How to keep cool anime dorm decor from looking cluttered
There is a difference between expressive and overloaded. Dorm rooms hit that line quickly.
First, repeat colors on purpose. If your wall art uses black, red, and white, carry those colors into your bedding, desk mat, or storage details. That repetition makes separate items feel connected. Second, leave some neutral space. Bare wall around a poster or clean desk space around a mat helps the anime pieces stand out more.
Third, think in zones. Let the bed be soft and cozy, the wall be visual, and the desk be functional. When every zone tries to do everything, the room starts feeling busy. When each area has a role, the whole setup feels more finished.
There is also the roommate factor. If you share a room, your setup has to coexist with someone else’s taste and space. The easiest move is to keep your strongest anime statement pieces on your own side, then use smaller accents in shared areas. That keeps your room expressive without starting a decorating cold war by week two.
Picking the right vibe for your series and style
Not every anime-inspired room has to scream full otaku cave. Some fans want obvious character art.
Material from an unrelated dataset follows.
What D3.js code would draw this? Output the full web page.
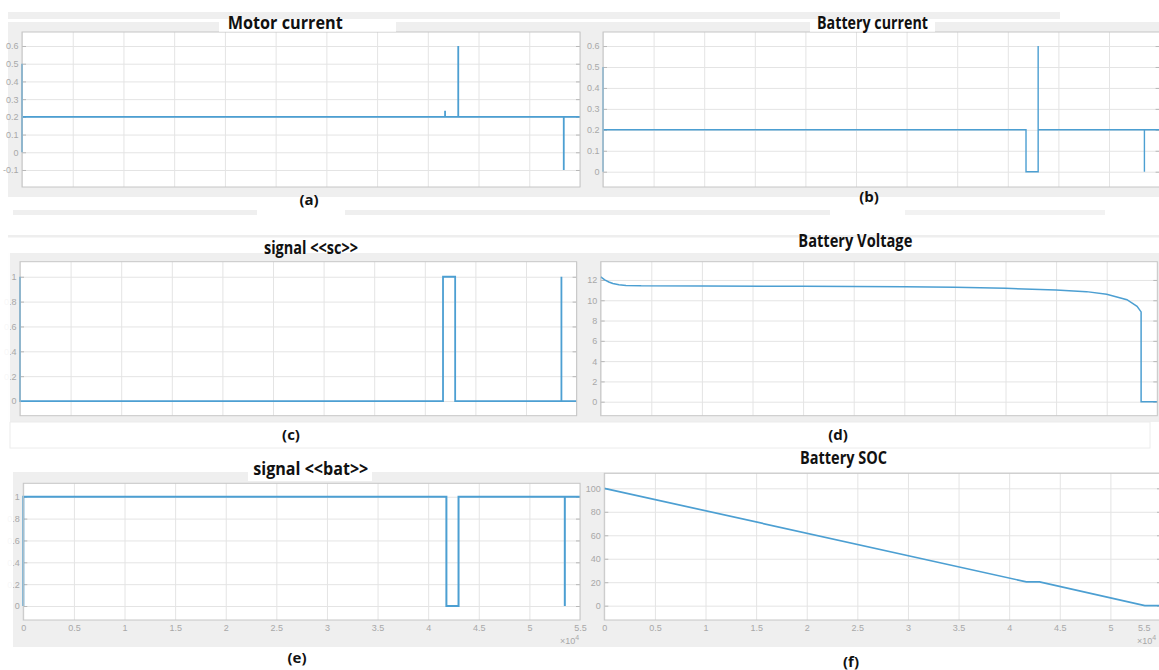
<!DOCTYPE html>
<html>
<head>
<meta charset="utf-8">
<script src="https://cdn.jsdelivr.net/npm/d3@7/dist/d3.min.js"></script>
<style>
  body { margin: 0; background: #fff; }
  svg { display: block; }
  .grid line { stroke: #e4e4e4; }
  .grid path { display: none; }
  .marks line { stroke: #b8b8b8; }
  .marks path { display: none; }
  .ylab path, .ylab line, .xlab path, .xlab line { display: none; }
  .ylab text, .xlab text, .exp { fill: #a8a8a8; font-family: "Liberation Sans", Arial, sans-serif; font-size: 9px; }
  .title { font-family: "Open Sans", Lato, sans-serif; font-weight: bold; font-size: 17px; fill: #111; }
  .plabel { font-family: "Open Sans", Lato, sans-serif; font-weight: bold; font-size: 15px; fill: #111; }
</style>
</head>
<body>
<svg width="1159" height="670"></svg>
<script>
// shared time axis, 0 .. 5.5e4 s
const xTicks = [0, 5000, 10000, 15000, 20000, 25000, 30000, 35000, 40000, 45000, 50000, 55000];
const xTickLabels = ["0", "0.5", "1", "1.5", "2", "2.5", "3", "3.5", "4", "4.5", "5", "5.5"];

// (a) motor current
const motorTime    = [0, 0, 0, 41700, 41700, 41700, 43000, 43000, 43000, 53400, 53400, 53400, 55000];
const motorCurrent = [0, 0.5, 0.2, 0.2, 0.234, 0.2, 0.2, 0.6, 0.2, 0.2, -0.1, 0.2, 0.2];
const motorTicks   = [-0.1, 0, 0.1, 0.2, 0.3, 0.4, 0.5, 0.6];
const motorLabels  = ["-0.1", "0", "0.1", "0.2", "0.3", "0.4", "0.5", "0.6"];

// (b) battery current
const batCurTime   = [0, 0, 0, 41800, 41800, 43000, 43000, 43000, 53500, 53500, 53500, 55000];
const batCurrent   = [0, 0.5, 0.2, 0.2, 0, 0, 0.6, 0.2, 0.2, 0, 0.2, 0.2];
const batCurTicks  = [0, 0.1, 0.2, 0.3, 0.4, 0.5, 0.6];
const batCurLabels = ["0", "0.1", "0.2", "0.3", "0.4", "0.5", "0.6"];

// (c) signal <<sc>>
const scTime   = [0, 0, 41800, 41800, 43000, 43000, 53500, 53500, 53500, 55000];
const scSignal = [1, 0, 0, 1, 1, 0, 0, 1, 0, 0];
const sigTicks  = [0, 0.2, 0.4, 0.6, 0.8, 1];
const sigLabels = ["0", "0.2", "0.4", "0.6", "0.8", "1"];

// (d) battery voltage
const voltTime   = [0, 400, 800, 1200, 1800, 2500, 4000, 10000, 20000, 30000, 35000, 40000, 45000, 48000, 50000, 52000, 53000, 53400, 53400, 55000];
const voltage    = [12.3, 12.0, 11.8, 11.65, 11.52, 11.46, 11.42, 11.4, 11.37, 11.32, 11.27, 11.18, 11.0, 10.85, 10.6, 10.05, 9.4, 8.85, 0, 0];
const voltTicks  = [0, 2, 4, 6, 8, 10, 12];
const voltLabels = ["0", "2", "4", "6", "8", "10", "12"];

// (e) signal <<bat>>
const batSigTime = [0, 0, 41800, 41800, 43000, 43000, 53500, 53500, 53500, 55000];
const batSignal  = [0, 1, 1, 0, 0, 1, 1, 0, 1, 1];

// (f) battery SOC
const socTime   = [0, 41700, 43000, 53400, 55000];
const soc       = [100, 20.3, 20.3, 0, 0];
const socTicks  = [0, 20, 40, 60, 80, 100];
const socLabels = ["0", "20", "40", "60", "80", "100"];

const svg = d3.select("svg");
const blue = "#4c9fd2";

// figure background pieces (the picture is a pasted screenshot collage)
function box(x, y, w, h, fill) {
  return svg.append("rect").attr("x", x).attr("y", y).attr("width", w).attr("height", h).attr("fill", fill);
}
box(8, 12, 1052, 7, "#efefef");
box(8, 22, 1151, 175, "#efefef");
box(13, 210, 244, 5, "#efefef");
box(345, 210, 485, 5, "#efefef");
box(905, 210, 200, 5, "#f2f2f2");
box(8, 235, 1151, 2.5, "#eeeeee");
box(8, 253, 1151, 169, "#efefef");
box(10, 422, 1140, 26, "#fff").attr("stroke", "#ececec");
box(13, 472, 1146, 175, "#efefef");

const panels = [
  { t: motorTime, v: motorCurrent, ticks: motorTicks, labels: motorLabels, left: 22, right: 580, top: 32, bottom: 187, yDomain: [-0.196, 0.679], width: 1.8 },
  { t: batCurTime, v: batCurrent, ticks: batCurTicks, labels: batCurLabels, left: 603, right: 1159.6, top: 32, bottom: 187, yDomain: [-0.073, 0.667], width: 1.4 },
  { t: scTime, v: scSignal, ticks: sigTicks, labels: sigLabels, left: 20, right: 576.6, top: 261.7, bottom: 415.7, yDomain: [-0.118, 1.121], width: 1.8 },
  { t: voltTime, v: voltage, ticks: voltTicks, labels: voltLabels, left: 600.7, right: 1157.3, top: 261.7, bottom: 415.7, yDomain: [-1.38, 13.8], width: 1.5 },
  { t: batSigTime, v: batSignal, ticks: sigTicks, labels: sigLabels, left: 23.3, right: 580, top: 483.3, bottom: 620, yDomain: [-0.128, 1.123], width: 2, xlab: true },
  { t: socTime, v: soc, ticks: socTicks, labels: socLabels, left: 604.3, right: 1161, top: 473.3, bottom: 620, yDomain: [-12.2, 112.8], width: 1.7, xlab: true }
];

panels.forEach(p => {
  const x = d3.scaleLinear().domain([0, 55000]).range([p.left, p.right]);
  const y = d3.scaleLinear().domain(p.yDomain).range([p.bottom, p.top]);
  const w = p.right - p.left, h = p.bottom - p.top;
  const g = svg.append("g");

  g.append("rect").attr("x", p.left).attr("y", p.top).attr("width", w).attr("height", h).attr("fill", "#fff");

  // grid
  g.append("g").attr("class", "grid").attr("transform", `translate(0,${p.bottom})`)
    .call(d3.axisBottom(x).tickValues(xTicks).tickSize(-h).tickFormat(""));
  g.append("g").attr("class", "grid").attr("transform", `translate(${p.left},0)`)
    .call(d3.axisLeft(y).tickValues(p.ticks).tickSize(-w).tickFormat(""));

  // little inward tick marks, left and right
  g.append("g").attr("class", "marks").attr("transform", `translate(${p.left},0)`)
    .call(d3.axisLeft(y).tickValues(p.ticks).tickSize(-4).tickFormat(""));
  g.append("g").attr("class", "marks").attr("transform", `translate(${p.right},0)`)
    .call(d3.axisRight(y).tickValues(p.ticks).tickSize(-4).tickFormat(""));

  // y labels
  g.append("g").attr("class", "ylab").attr("transform", `translate(${p.left},0)`)
    .call(d3.axisLeft(y).tickValues(p.ticks).tickSize(0).tickPadding(3.5).tickFormat((d, i) => p.labels[i]));

  if (p.xlab) {
    const xa = g.append("g").attr("class", "xlab").attr("transform", `translate(0,${p.bottom})`)
      .call(d3.axisBottom(x).tickValues(xTicks).tickSize(0).tickPadding(5).tickFormat((d, i) => xTickLabels[i]));
    // keep labels that would fall off the window inside it
    xa.selectAll(".tick text").filter(d => x(d) > 1150).attr("text-anchor", "end").attr("dx", 1150 - x(55000));
    const e = g.append("text").attr("class", "exp").attr("x", Math.min(x(55000), 1157) - 20).attr("y", p.bottom + 24);
    e.append("tspan").text("\u00d710");
    e.append("tspan").attr("dy", -4).style("font-size", "7px").text("4");
  }

  const line = d3.line().x(d => x(d[0])).y(d => y(d[1]));
  g.append("path").datum(d3.zip(p.t, p.v))
    .attr("d", line).attr("fill", "none").attr("stroke", blue).attr("stroke-width", p.width);

  g.append("rect").attr("x", p.left).attr("y", p.top).attr("width", w).attr("height", h)
    .attr("fill", "none").attr("stroke", "#c6c6c6");
});

// cut-off left edges of the screenshot
box(0, 253, 10, 169, "#fff").attr("opacity", 0.9);
box(0, 472, 13, 175, "#fff").attr("opacity", 0.9);

// titles with their white label boxes
const titles = [
  { text: "Motor current",   x: 227.7, y: 28.5, len: 115,  bx: [219, 19, 177, 12.7] },
  { text: "Battery current", x: 817,   y: 28.5, len: 111,  bx: [810, 19, 125, 12.7] },
  { text: "signal <<sc>>",   x: 264,   y: 253.5, len: 94,  bx: [254, 238, 112, 15] },
  { text: "Battery Voltage", x: 798.3, y: 247, len: 114, bx: [790, 238, 130, 15] },
  { text: "signal <<bat>>",  x: 253.3, y: 474.5,  len: 115,  bx: [248, 472, 124, 9] },
  { text: "Battery SOC",     x: 800,   y: 463.5, len: 87,  bx: [795, 452, 97, 14] }
];
titles.forEach(t => {
  box(t.bx[0], t.bx[1], t.bx[2], t.bx[3], "#fff");
  svg.append("text").attr("class", "title").attr("x", t.x).attr("y", t.y)
    .attr("textLength", t.len).attr("lengthAdjust", "spacingAndGlyphs").text(t.text);
});

const plabels = [["(a)", 309, 205], ["(b)", 869, 202], ["(c)", 291, 440], ["(d)", 838, 440], ["(e)", 297, 663], ["(f)", 851, 667]];
plabels.forEach(l => {
  svg.append("text").attr("class", "plabel").attr("x", l[1]).attr("y", l[2])
    .attr("text-anchor", "middle").text(l[0]);
});
</script>
</body>
</html>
Others want something more aesthetic and low-key.
If you like cleaner decor, go for manga panel prints, symbol-based designs, or pieces built around color rather than faces. If you want your favorites front and center, choose one or two hero products that feature the characters clearly, then support them with simpler accessories.
This is also where budget matters. If you are decorating all at once, prioritize what changes the room fastest: wall art, a blanket, and a desk mat. Those three can carry most of the vibe. Smaller items are better as add-ons over time. That approach usually looks better anyway, because you are less likely to impulse-buy pieces that do not fit.
A dorm room does not need to be huge or expensive to feel unmistakably yours. The best setup is the one that still works on Monday morning, still looks good after move-in week chaos, and still makes you happy every time you walk back in. If your room feels like your fandom lives there without taking over your whole life, you nailed it.